For if you forgive others their trespasses, your heavenly Father will also forgive you, but if you do not forgive others their trespasses, neither will your Father forgive your trespasses.Matthew 6:14–15
In the 1980s sci-fi classic movie, Back to the Future, teen Marty McFly is thrown back in time to the 1950s when an experiment by a not-quite-right scientist named Doc Brown goes sideways, or backwards, and their time machine made out a car called a DeLorean actually works! Marty’s presence in the past, when his parents were teens, almost costs him his very existence because he ends up accidentally keeping his parents from falling in love and he spends the rest of the movie trying to get them together, and get back to the future.
We don’t have time machines made out of DeLoreans but sometimes we wish we did, especially when we mess up and sin or someone else’s sin messed us up. You and I can’t change the past. It can’t be done. But you can make the past mean something. You can apply God’s Word to your sin and the sin in the lives of those around you and allow it to become a balm for your pain, worry, weakness, and guilt. You can’t let the mistakes of the past define your future. When we forgive others and remember that God has forgiven us, we can live in gratitude and freedom by walking away from the stink of unforgiveness.
How disgusting is it when a dog throws up all of his partially chewed kibbles and then a few minutes later, while it’s still steamy warm, comes back and licks it all up? Disgusting right?
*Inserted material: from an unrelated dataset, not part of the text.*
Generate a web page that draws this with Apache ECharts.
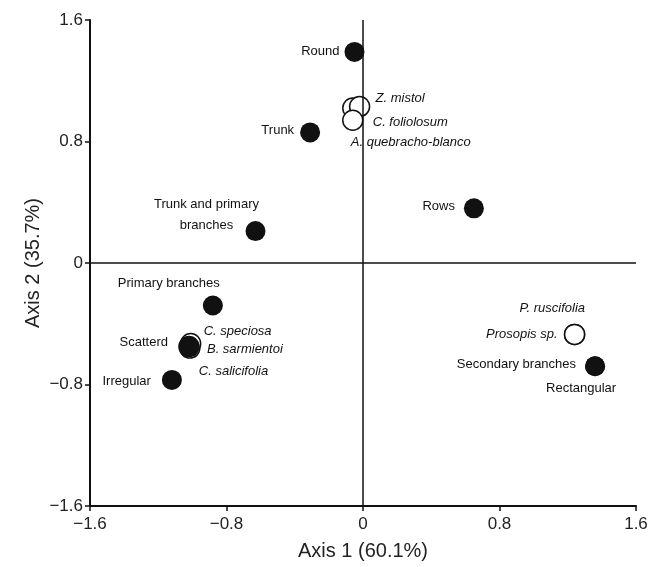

But when you refuse to forgive and instead dwell in that past hurt, you are just like that dog. This is a biblical truth explained in Proverbs 26:11, and it still applies today. Don’t go back to the thrown-up pile of partially chewed sin from your past and rechew it. It has no value to you and only brings the same sickness back into your life that you threw up. Yuck!
If you want to put your past to work, allowing it to be used for good and not bad, then here’s what you can do: Make a list of the things that you just can’t seem to get over. Write them all out on a sheet of paper. Then after each one write what lesson God might want to teach you. This might seem like a small thing, but spiritually speaking, it’s huge. It’s taking what the enemy would have you keep in the dark and bringing it out into the light where it can get all cleaned up. And it’s the start of a new way of life. When you get good at looking at everything that happens to you as important for your spiritual growth, then thankfulness begins to rule your life—the past may hurt emotionally or even physically, but it can no longer harm you because you will entrust the past to the Lord, knowing that he is faithful to forgive you and love you.
Questions to ponder
Do you find it easy or difficult to forgive people? Do you find it easier to forgive loved ones or strangers? Why?
Who is someone that you have struggled to forgive in the past (or present?) If you haven’t forgiven them yet, what would it take for you to get there?
We’ll end with a prayer to ponder; pray it with me: “Father, set me free from the pains of my past. Teach me to leave the past behind and look to my present and future with you. Thank you for the gift of your Son and the freedom he brings. To you I give all my wounds, pain, and suffering, and I trust you to use it for good. Thank you for knowing just what to do and for willingly doing it. I love you. Amen.”